Si la Cour écarte l’application de la directive « recours », elle mobilise le principe général de protection juridictionnelle effective pour censurer une règle de procédure nationale qui anéantissait les droits d’un opérateur économique.

A. Le champ d’application de la directive « recours » strictement circonscrit aux actes du pouvoir adjudicateur

Dans la seconde affaire, la Cour examine d’abord si la situation relevait du champ d’application de la directive 89/665/CEE. La décision contestée n’émanait pas du pouvoir adjudicateur lui-même, mais d’une autorité administrative tierce chargée de vérifier l’absence d’incompatibilités chez les soumissionnaires. Or, la Cour souligne que le texte de la directive vise expressément les « décisions prises par les pouvoirs adjudicateurs ». Elle en déduit, par une lecture stricte, que la protection instituée par cette directive ne couvre pas les actes émanant d’autres autorités, même si ceux-ci ont un impact décisif sur l’issue de la procédure de passation.

Ainsi, la Cour juge que « les litiges concernant les décisions d’une autorité telle que l’ESR ne relèvent pas du système de recours établi par la directive 89/665 ». Cette interprétation littérale aurait pu conduire à priver de protection le soumissionnaire affecté par la décision litigieuse. Cependant, la Cour ne s’arrête pas à cette conclusion et examine la situation à l’aune d’un principe supérieur du droit de l’Union.

B. Le relais du principe général du droit à une protection juridictionnelle effective

La Cour rappelle que le droit à une protection juridictionnelle effective est un principe général du droit de l’Union, qui impose aux États membres de prévoir des recours garantissant la sauvegarde des droits que les justiciables tirent de l’ordre juridique de l’Union. Les modalités procédurales nationales, si elles relèvent de l’autonomie des États membres, doivent respecter les principes d’équivalence et d’effectivité. Le principe d’équivalence exige que les règles applicables aux recours fondés sur le droit de l’Union ne soient pas moins favorables que celles régissant des recours internes similaires. Le principe d’effectivité interdit de rendre en pratique impossible ou excessivement difficile l’exercice des droits conférés par le droit de l’Union.

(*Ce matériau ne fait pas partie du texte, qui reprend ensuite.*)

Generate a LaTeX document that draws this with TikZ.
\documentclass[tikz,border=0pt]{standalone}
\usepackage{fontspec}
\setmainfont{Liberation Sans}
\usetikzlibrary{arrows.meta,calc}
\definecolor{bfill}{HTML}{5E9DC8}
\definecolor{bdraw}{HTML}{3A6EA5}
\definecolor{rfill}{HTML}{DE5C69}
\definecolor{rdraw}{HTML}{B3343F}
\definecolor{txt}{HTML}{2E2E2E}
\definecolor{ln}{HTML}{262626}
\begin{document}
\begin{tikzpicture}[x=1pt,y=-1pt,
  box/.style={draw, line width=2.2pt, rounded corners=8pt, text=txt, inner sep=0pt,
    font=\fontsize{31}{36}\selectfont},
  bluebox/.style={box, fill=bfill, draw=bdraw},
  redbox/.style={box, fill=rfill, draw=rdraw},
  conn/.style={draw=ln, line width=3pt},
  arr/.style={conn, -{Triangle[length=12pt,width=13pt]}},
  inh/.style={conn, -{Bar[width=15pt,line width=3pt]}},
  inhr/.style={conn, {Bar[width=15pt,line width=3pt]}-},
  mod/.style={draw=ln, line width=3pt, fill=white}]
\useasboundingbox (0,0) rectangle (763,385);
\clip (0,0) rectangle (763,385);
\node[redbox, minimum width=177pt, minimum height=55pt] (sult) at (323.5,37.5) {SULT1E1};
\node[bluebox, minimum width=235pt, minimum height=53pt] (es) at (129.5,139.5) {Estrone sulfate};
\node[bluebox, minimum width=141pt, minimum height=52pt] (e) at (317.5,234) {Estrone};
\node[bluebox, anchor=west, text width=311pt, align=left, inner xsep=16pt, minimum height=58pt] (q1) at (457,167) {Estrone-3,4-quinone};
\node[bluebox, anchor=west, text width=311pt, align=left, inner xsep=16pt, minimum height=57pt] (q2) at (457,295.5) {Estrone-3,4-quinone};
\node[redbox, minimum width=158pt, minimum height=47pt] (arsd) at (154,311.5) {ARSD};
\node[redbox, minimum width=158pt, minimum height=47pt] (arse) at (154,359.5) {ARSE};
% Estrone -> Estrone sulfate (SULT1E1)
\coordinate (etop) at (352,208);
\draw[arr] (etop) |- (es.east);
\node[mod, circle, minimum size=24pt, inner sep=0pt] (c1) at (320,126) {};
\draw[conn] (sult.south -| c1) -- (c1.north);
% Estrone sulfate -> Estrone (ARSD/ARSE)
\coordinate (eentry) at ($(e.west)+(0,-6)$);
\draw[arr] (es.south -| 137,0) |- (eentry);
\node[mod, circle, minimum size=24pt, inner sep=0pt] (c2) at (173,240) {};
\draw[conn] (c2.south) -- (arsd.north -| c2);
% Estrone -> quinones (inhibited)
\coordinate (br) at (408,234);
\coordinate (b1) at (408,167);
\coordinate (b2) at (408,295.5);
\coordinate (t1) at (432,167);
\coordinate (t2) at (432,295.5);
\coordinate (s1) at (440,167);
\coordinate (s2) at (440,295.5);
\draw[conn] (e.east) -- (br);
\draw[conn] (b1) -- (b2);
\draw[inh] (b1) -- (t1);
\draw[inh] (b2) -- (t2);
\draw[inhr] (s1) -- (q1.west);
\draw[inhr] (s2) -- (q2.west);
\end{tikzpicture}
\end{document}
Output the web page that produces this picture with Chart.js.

En l’espèce, la Cour constate une violation de ces deux principes. Le régime de recours en matière de marchés publics apparaissait moins favorable que le régime de droit commun de la responsabilité administrative. Surtout, la combinaison de la règle de l’action conjointe du groupement et de l’exigence d’une annulation préalable pour obtenir des dommages-intérêts privait le membre individuel de « toute possibilité de revendiquer, devant le juge compétent, la réparation du préjudice qu’il aurait subi ». Une telle situation contrevient manifestement au principe d’effectivité. La Cour conclut donc que « le droit de l’Union, en particulier le droit à une protection juridictionnelle effective, s’oppose à une réglementation nationale » qui produit un tel résultat, garantissant ainsi une voie de recours au soumissionnaire lésé.